Elon Musk has committed to keeping all his SpaceX shares off the market for a full year after the company goes public, according to an amended SEC filing released Monday. The 366-day restriction applies to Musk's entire stake and positions SpaceX's IPO as both the largest in history and one of the most tightly controlled.
The filing shows that more than 60% of shares outstanding immediately before the offering will be subject to the extended lock-up period. Musk, who holds approximately 12.3% of Class A shares and controls 85.1% of the company's voting power, is explicitly barred from participating in any early-release provisions that apply to other insiders. The structure signals unusual discipline for a mega-cap debut.
A Staggered System for Everyone Else
While Musk sits on the sidelines, other pre-IPO shareholders face a phased release schedule. According to the prospectus, certain insiders can sell up to 20% of their shares on the second trading day after SpaceX reports its first quarterly earnings as a public company. If the stock rises at least 30% above the IPO price for five of the next ten trading days, another 10% unlocks.
Additional tranches of 7% each become available at 70, 90, 105, 120, and 135 days post-IPO. After the September quarter earnings report, another 28% can be sold. The full lock-up expires at 180 days for most shareholders, though Musk and certain unnamed significant investors remain restricted for the full year.

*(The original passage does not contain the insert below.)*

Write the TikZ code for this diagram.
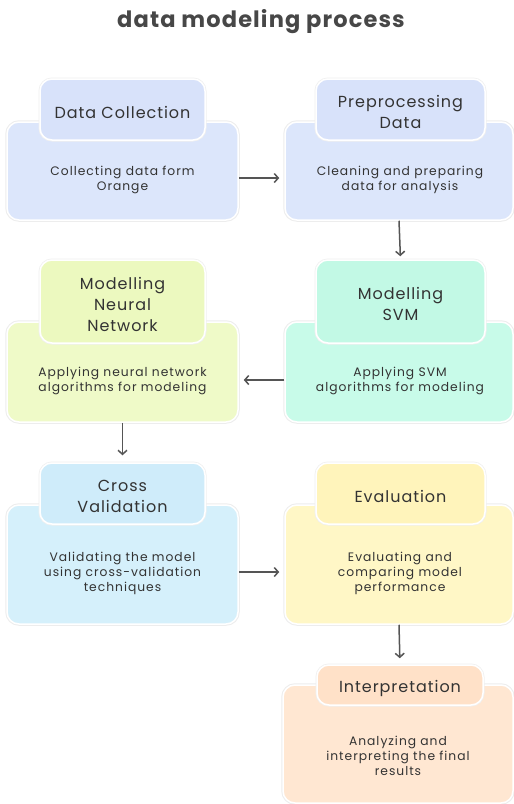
\documentclass[tikz,border=0pt]{standalone}
\usepackage{fontspec}
\setmainfont{Poppins}
\newfontfamily\titlefont[LetterSpace=5]{Poppins}
\newfontfamily\headfont[LetterSpace=6]{Poppins}
\newfontfamily\bodyfont[LetterSpace=8]{Poppins}
\usetikzlibrary{arrows.meta}
\definecolor{txt}{HTML}{333333}
\definecolor{arrowc}{HTML}{555555}
\definecolor{cblue}{HTML}{DCE6FB}
\definecolor{cblueh}{HTML}{D8E2FA}
\definecolor{clime}{HTML}{EFFAC8}
\definecolor{climeh}{HTML}{ECF9BF}
\definecolor{cmint}{HTML}{C8FBE9}
\definecolor{cminth}{HTML}{C2F9E5}
\definecolor{ccyan}{HTML}{D5F0FB}
\definecolor{ccyanh}{HTML}{CFECFA}
\definecolor{cyel}{HTML}{FFF7C6}
\definecolor{cyelh}{HTML}{FFF4BB}
\definecolor{cpeach}{HTML}{FFE7D2}
\definecolor{cpeachh}{HTML}{FFE1C8}
\tikzset{
  bodybox/.style={rounded corners=12pt, draw=white, line width=1.5pt,
    preaction={draw=black!7, line width=3.5pt}, inner sep=0pt},
  headbox/.style={rounded corners=12pt, draw=white, line width=1.5pt,
    preaction={draw=black!6, line width=3pt}, inner sep=0pt},
  headtxt/.style={font=\headfont\fontsize{16}{21}\selectfont, text=txt, align=center},
  bodytxt/.style={font=\bodyfont\fontsize{12.3}{15}\selectfont, text=txt, align=center},
  arr/.style={draw=arrowc, line width=1.5pt, -{Straight Barb[length=4pt,width=9pt]}},
}
\begin{document}
\begin{tikzpicture}[x=1pt,y=-1pt]
\useasboundingbox[fill=white] (0,0) rectangle (514,804);
\node[font=\titlefont\bfseries\fontsize{22.5}{24}\selectfont, text=black!72] (title) at (261,22) {data modeling process};

% Row 1
\node[bodybox, fill=cblue, minimum width=231pt, minimum height=98pt] (dc) at (122.5,171) {};
\node[headbox, fill=cblueh, minimum width=165pt, minimum height=61pt] (dch) at (122.5,109.5) {};
\node[headtxt] (dcht) at (122.5,112) {Data Collection};
\node[bodytxt] (dcbt) at (122.5,179.5) {Collecting data form\\Orange};

\node[bodybox, fill=cblue, minimum width=228pt, minimum height=98pt] (pp) at (399,171) {};
\node[headbox, fill=cblueh, minimum width=169pt, minimum height=61pt] (pph) at (400.5,109.5) {};
\node[headtxt] (ppht) at (400.5,112) {Preprocessing\\Data};
\node[bodytxt] (ppbt) at (400,179.5) {Cleaning and preparing\\data for analysis};

% Row 2
\node[bodybox, fill=clime, minimum width=231pt, minimum height=100pt] (nn) at (122.5,372) {};
\node[headbox, fill=climeh, minimum width=165pt, minimum height=83pt] (nnh) at (122.5,301.5) {};
\node[headtxt] (nnht) at (122.5,304) {Modelling\\Neural\\Network};
\node[bodytxt] (nnbt) at (122.5,381) {Applying neural network\\algorithms for modeling};

\node[bodybox, fill=cmint, minimum width=228pt, minimum height=100pt] (svm) at (399,372) {};
\node[headbox, fill=cminth, minimum width=169pt, minimum height=83pt] (svmh) at (400.5,301.5) {};
\node[headtxt] (svmht) at (400.5,304) {Modelling\\SVM};
\node[bodytxt] (svmbt) at (400,381) {Applying SVM\\algorithms for modeling};

% Row 3
\node[bodybox, fill=ccyan, minimum width=231pt, minimum height=119pt] (cv) at (122.5,564.5) {};
\node[headbox, fill=ccyanh, minimum width=165pt, minimum height=61pt] (cvh) at (122.5,493.5) {};
\node[headtxt] (cvht) at (122.5,496.5) {Cross\\Validation};
\node[bodytxt] (cvbt) at (122.5,573.5) {Validating the model\\using cross-validation\\techniques};

\node[bodybox, fill=cyel, minimum width=228pt, minimum height=119pt] (ev) at (399,564.5) {};
\node[headbox, fill=cyelh, minimum width=169pt, minimum height=61pt] (evh) at (400.5,493.5) {};
\node[headtxt] (evht) at (400.5,496.5) {Evaluation};
\node[bodytxt] (evbt) at (400,573.5) {Evaluating and\\comparing model\\performance};

% Row 4
\node[bodybox, fill=cpeach, minimum width=230pt, minimum height=118pt] (in) at (398,744) {};
\node[headbox, fill=cpeachh, minimum width=166pt, minimum height=40pt] (inh) at (400,685) {};
\node[headtxt] (inht) at (400,688) {Interpretation};
\node[bodytxt] (inbt) at (398,755.5) {Analyzing and\\interpreting the final\\results};

% Connectors
\draw[arr, shorten >=5pt] ([yshift=-7pt]dc.east) -- ([yshift=-7pt]pp.west);
\draw[arr, shorten >=3pt] (pp.south) -- (svmh.north);
\draw[arr, shorten >=5pt] ([yshift=-8pt]svm.west) -- ([yshift=-8pt]nn.east);
\draw[arr, shorten >=7pt] (nn.south) -- (cvh.north);
\draw[arr, shorten >=5pt] ([yshift=-7.5pt]cv.east) -- ([yshift=-7.5pt]ev.west);
\draw[arr, shorten >=6pt] (ev.south) -- (inh.north);
\end{tikzpicture}
\end{document}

This staggered approach is designed to prevent a sudden flood of shares from hitting the market. As one IPO attorney noted, the structure avoids a single "lock-up cliff" that could pressure the stock. The tiered system also helps SpaceX quickly build the float necessary for Nasdaq 100 inclusion under the exchange's new fast-entry rules, which allow companies with market caps above the 40 largest existing members to join the index as soon as 15 days after listing.
Dual-Class Control Stays Intact
SpaceX will issue two classes of common stock. Class A shares, offered to the public, carry one vote each. Class B shares, held by Musk and key insiders, carry ten votes per share. The structure ensures Musk retains control regardless of how much economic ownership public investors acquire.
Musk currently holds approximately 42% of SpaceX's equity but commands roughly 79% to 85% of voting power through the dual-class arrangement, depending on which filings are referenced. He serves as Chief Executive Officer, Chief Technology Officer, and Chairman of the board. Governance experts have raised concerns about the concentration of power, though dual-class structures remain common among founder-led technology companies.
The Valuation Math
SpaceX is targeting a valuation of at least $1.75 trillion and aims to raise up to $75 billion, which would surpass Saudi Aramco's 2019 record. At that price, the company would trade at roughly 110 times trailing revenue, a multiple far exceeding Tesla, Meta, or Nvidia.
The combined entity now includes three distinct businesses. Starlink generated $11.39 billion in 2025 revenue, accounting for 61% of total sales and serving as the company's only profitable segment. The launch division, despite completing more than 80% of global orbital launches, operates at a loss due to Starship development costs. The xAI segment, absorbed through a February 2026 all-stock merger valued at $1.25 trillion, brought Grok AI capabilities and the X social platform into the fold while adding roughly $14 billion in annual cash burn.
The company's S-1 also disclosed a directed share program reserving up to 5% of Class A shares for employees and individuals connected to executive officers. Unlike other shareholders, participants in this program will not be subject to lock-up restrictions.
What Comes Next
Pricing is expected on June 11, with trading on Nasdaq under the ticker SPCX beginning June 12. Goldman Sachs is leading the underwriting syndicate, joined by Morgan Stanley, Bank of America, Citigroup, and JPMorgan. SpaceX has applied to the FCC for approval to launch up to 1 million satellites and expects to begin deploying orbital AI compute infrastructure as early as 2028.
The lock-up terms represent a bet that Musk's continued presence as a long-term holder will reassure public market investors even as other insiders begin taking profits. Whether that stability holds through the first year of public trading will depend heavily on execution across businesses with fundamentally different economics. Starlink is a cash machine. The launch business is structurally entrenched. xAI remains a question mark consuming billions in compute infrastructure every month.